Your task: Output every line exactly as written. Leave out pictures.

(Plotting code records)
□ □ □ □

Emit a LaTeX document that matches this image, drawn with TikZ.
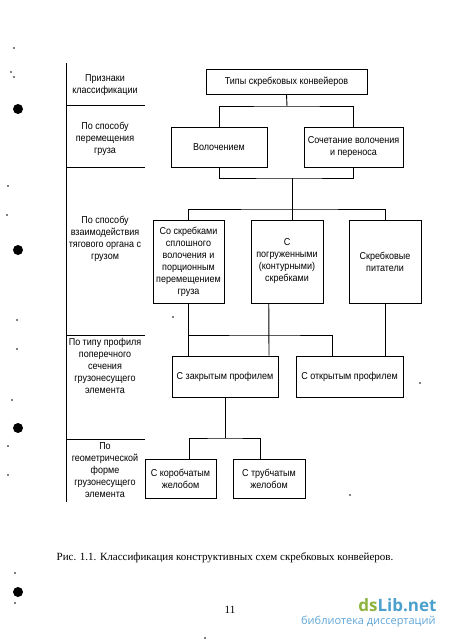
\documentclass[tikz,border=0pt]{standalone}
\usepackage{fontspec}
\setmainfont{Liberation Sans}[FakeStretch=0.9]
\newfontfamily\capfont{Liberation Serif}
\newfontfamily\wmfont{Open Sans}
\usetikzlibrary{calc}
\definecolor{wmgreen}{RGB}{140,180,60}
\definecolor{wmblue}{RGB}{75,160,205}
\definecolor{wmlight}{RGB}{95,165,215}

\begin{document}
\begin{tikzpicture}[x=1pt, y=-1pt, line width=0.9pt,
  box/.style={draw, align=center, inner sep=1pt, font=\fontsize{10}{12}\selectfont},
  crit/.style={align=center, inner sep=0pt, font=\fontsize{10}{12}\selectfont},
  hole/.style={fill=black}]
\useasboundingbox (0,0) rectangle (450,643);

% Left column with classification criteria
\draw (66,63) -- (66,502);
\foreach \y in {105,167,335,439}
  \draw (66,\y) -- (145,\y);
\node[crit] (critA) at (105,85.5) {Признаки\\классификации};
\node[crit] (critB) at (105,139) {По способу\\перемещения\\груза};
\node[crit] (critC) at (105,239) {По способу\\взаимодействия\\тягового органа с\\грузом};
\node[crit] (critD) at (105,366) {По типу профиля\\поперечного\\сечения\\грузонесущего\\элемента};
\node[crit] (critE) at (105,470) {По\\геометрической\\форме\\грузонесущего\\элемента};

% Boxes
\node[box, minimum width=161pt, minimum height=25pt] (types) at (286.5,81.5) {Типы скребковых конвейеров};
\node[box, minimum width=96pt, minimum height=40pt] (drag) at (219,147) {Волочением};
\node[box, minimum width=99pt, minimum height=40pt] (mixed) at (353.5,147) {Сочетание волочения\\и переноса};
\node[box, minimum width=71pt, minimum height=83pt] (solid) at (188.5,261.5) {Со скребками\\сплошного\\волочения и\\порционным\\перемещением\\груза};
\node[box, minimum width=72pt, minimum height=83pt] (sunk) at (287,261.5) {С\\погруженными\\(контурными)\\скребками};
\node[box, minimum width=72pt, minimum height=83pt] (feed) at (385,261.5) {Скребковые\\питатели};
\node[box, minimum width=106pt, minimum height=41pt] (closed) at (225,376.5) {С закрытым профилем};
\node[box, minimum width=107pt, minimum height=41pt] (open) at (349.5,376.5) {С открытым профилем};
\node[box, minimum width=71pt, minimum height=39pt] (boxch) at (180.5,478.5) {С коробчатым\\желобом};
\node[box, minimum width=72pt, minimum height=39pt] (tubech) at (269,478.5) {С трубчатым\\желобом};

% Connectors
\coordinate (j1) at (287,106);
\coordinate (j2) at (292,178);
\coordinate (j3) at (292,209);
\coordinate (j4) at (269,335);
\coordinate (j5) at (225,438);
\draw (types.south) -- (j1);
\draw (drag.north) |- (j1) -| (mixed.north);
\draw (drag.south) |- (j2) -| (mixed.south);
\draw (j2) -- (j2 |- sunk.north);
\draw (solid.north) |- (j3) -| (feed.north);
\draw (solid.south) -- (solid.south |- closed.north);
\draw ($(sunk.south west)!0.25!(sunk.south east)$) -- (j4 |- closed.north);
\draw (solid.south |- j4) -- (j4) -| ($(open.north west)!0.34!(open.north east)$);
\draw (feed.south) -- (feed.south |- open.north);
\draw (closed.south) -- (j5);
\draw ([xshift=8.5pt]boxch.north) |- (j5) -| ([xshift=-9pt]tubech.north);

% Caption and page number
\node[font=\capfont\fontsize{11}{13}\selectfont] (caption) at (225,558) {Рис. 1.1. Классификация конструктивных схем скребковых конвейеров.};
\node[font=\capfont\fontsize{11}{13}\selectfont] (page) at (230,610) {11};

% Watermark
\node[font=\wmfont\bfseries\fontsize{17}{18}\selectfont, anchor=east, inner sep=0pt] (wm) at (437,605) {\textcolor{wmgreen}{ds}\textcolor{wmblue}{Lib.net}};
\node[font=\wmfont\fontsize{11}{12}\selectfont, text=wmlight, anchor=east, inner sep=0pt] (wmsub) at (436,622) {библиотека диссертаций};

% Punch holes and specks
\foreach \y in {109,250,428,592}
  \fill[hole] (18,\y) circle (5pt);
\foreach \x/\y in {14/48,11/72,14/77,8/186,7/215,17/320,17/349,12/400,8/446,8/475,15/573,15/603,173/317,420/383,350/495,205/638}
  \fill[hole] (\x,\y) circle (0.9pt);
\end{tikzpicture}
\end{document}
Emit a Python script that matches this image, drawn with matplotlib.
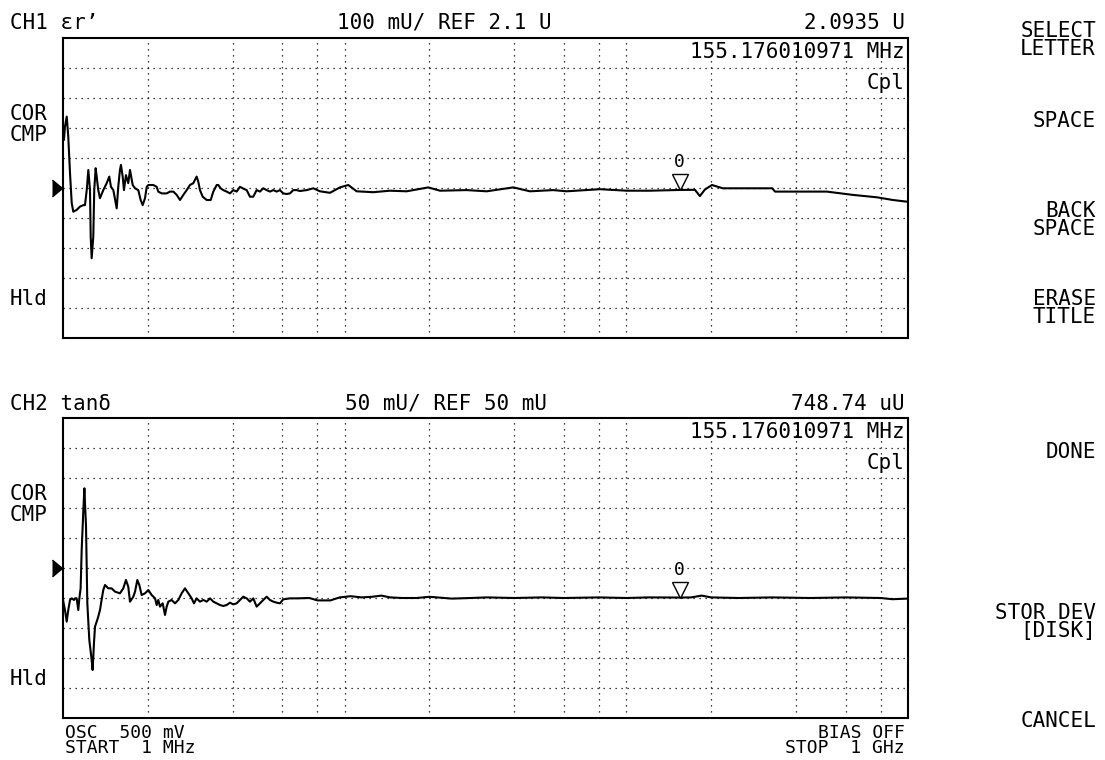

□ □ □ □

The output:
Emit a LaTeX document that matches this image, drawn with TikZ.
\documentclass[tikz,border=0pt]{standalone}
\usepackage{fontspec}
\setmainfont{Liberation Sans}[FakeStretch=0.9]
\newfontfamily\capfont{Liberation Serif}
\newfontfamily\wmfont{Open Sans}
\usetikzlibrary{calc}
\definecolor{wmgreen}{RGB}{140,180,60}
\definecolor{wmblue}{RGB}{75,160,205}
\definecolor{wmlight}{RGB}{95,165,215}

\begin{document}
\begin{tikzpicture}[x=1pt, y=-1pt, line width=0.9pt,
  box/.style={draw, align=center, inner sep=1pt, font=\fontsize{10}{12}\selectfont},
  crit/.style={align=center, inner sep=0pt, font=\fontsize{10}{12}\selectfont},
  hole/.style={fill=black}]
\useasboundingbox (0,0) rectangle (450,643);

% Left column with classification criteria
\draw (66,63) -- (66,502);
\foreach \y in {105,167,335,439}
  \draw (66,\y) -- (145,\y);
\node[crit] (critA) at (105,85.5) {Признаки\\классификации};
\node[crit] (critB) at (105,139) {По способу\\перемещения\\груза};
\node[crit] (critC) at (105,239) {По способу\\взаимодействия\\тягового органа с\\грузом};
\node[crit] (critD) at (105,366) {По типу профиля\\поперечного\\сечения\\грузонесущего\\элемента};
\node[crit] (critE) at (105,470) {По\\геометрической\\форме\\грузонесущего\\элемента};

% Boxes
\node[box, minimum width=161pt, minimum height=25pt] (types) at (286.5,81.5) {Типы скребковых конвейеров};
\node[box, minimum width=96pt, minimum height=40pt] (drag) at (219,147) {Волочением};
\node[box, minimum width=99pt, minimum height=40pt] (mixed) at (353.5,147) {Сочетание волочения\\и переноса};
\node[box, minimum width=71pt, minimum height=83pt] (solid) at (188.5,261.5) {Со скребками\\сплошного\\волочения и\\порционным\\перемещением\\груза};
\node[box, minimum width=72pt, minimum height=83pt] (sunk) at (287,261.5) {С\\погруженными\\(контурными)\\скребками};
\node[box, minimum width=72pt, minimum height=83pt] (feed) at (385,261.5) {Скребковые\\питатели};
\node[box, minimum width=106pt, minimum height=41pt] (closed) at (225,376.5) {С закрытым профилем};
\node[box, minimum width=107pt, minimum height=41pt] (open) at (349.5,376.5) {С открытым профилем};
\node[box, minimum width=71pt, minimum height=39pt] (boxch) at (180.5,478.5) {С коробчатым\\желобом};
\node[box, minimum width=72pt, minimum height=39pt] (tubech) at (269,478.5) {С трубчатым\\желобом};

% Connectors
\coordinate (j1) at (287,106);
\coordinate (j2) at (292,178);
\coordinate (j3) at (292,209);
\coordinate (j4) at (269,335);
\coordinate (j5) at (225,438);
\draw (types.south) -- (j1);
\draw (drag.north) |- (j1) -| (mixed.north);
\draw (drag.south) |- (j2) -| (mixed.south);
\draw (j2) -- (j2 |- sunk.north);
\draw (solid.north) |- (j3) -| (feed.north);
\draw (solid.south) -- (solid.south |- closed.north);
\draw ($(sunk.south west)!0.25!(sunk.south east)$) -- (j4 |- closed.north);
\draw (solid.south |- j4) -- (j4) -| ($(open.north west)!0.34!(open.north east)$);
\draw (feed.south) -- (feed.south |- open.north);
\draw (closed.south) -- (j5);
\draw ([xshift=8.5pt]boxch.north) |- (j5) -| ([xshift=-9pt]tubech.north);

% Caption and page number
\node[font=\capfont\fontsize{11}{13}\selectfont] (caption) at (225,558) {Рис. 1.1. Классификация конструктивных схем скребковых конвейеров.};
\node[font=\capfont\fontsize{11}{13}\selectfont] (page) at (230,610) {11};

% Watermark
\node[font=\wmfont\bfseries\fontsize{17}{18}\selectfont, anchor=east, inner sep=0pt] (wm) at (437,605) {\textcolor{wmgreen}{ds}\textcolor{wmblue}{Lib.net}};
\node[font=\wmfont\fontsize{11}{12}\selectfont, text=wmlight, anchor=east, inner sep=0pt] (wmsub) at (436,622) {библиотека диссертаций};

% Punch holes and specks
\foreach \y in {109,250,428,592}
  \fill[hole] (18,\y) circle (5pt);
\foreach \x/\y in {14/48,11/72,14/77,8/186,7/215,17/320,17/349,12/400,8/446,8/475,15/573,15/603,173/317,420/383,350/495,205/638}
  \fill[hole] (\x,\y) circle (0.9pt);
\end{tikzpicture}
\end{document}
Emit a Python script that matches this image, drawn with matplotlib.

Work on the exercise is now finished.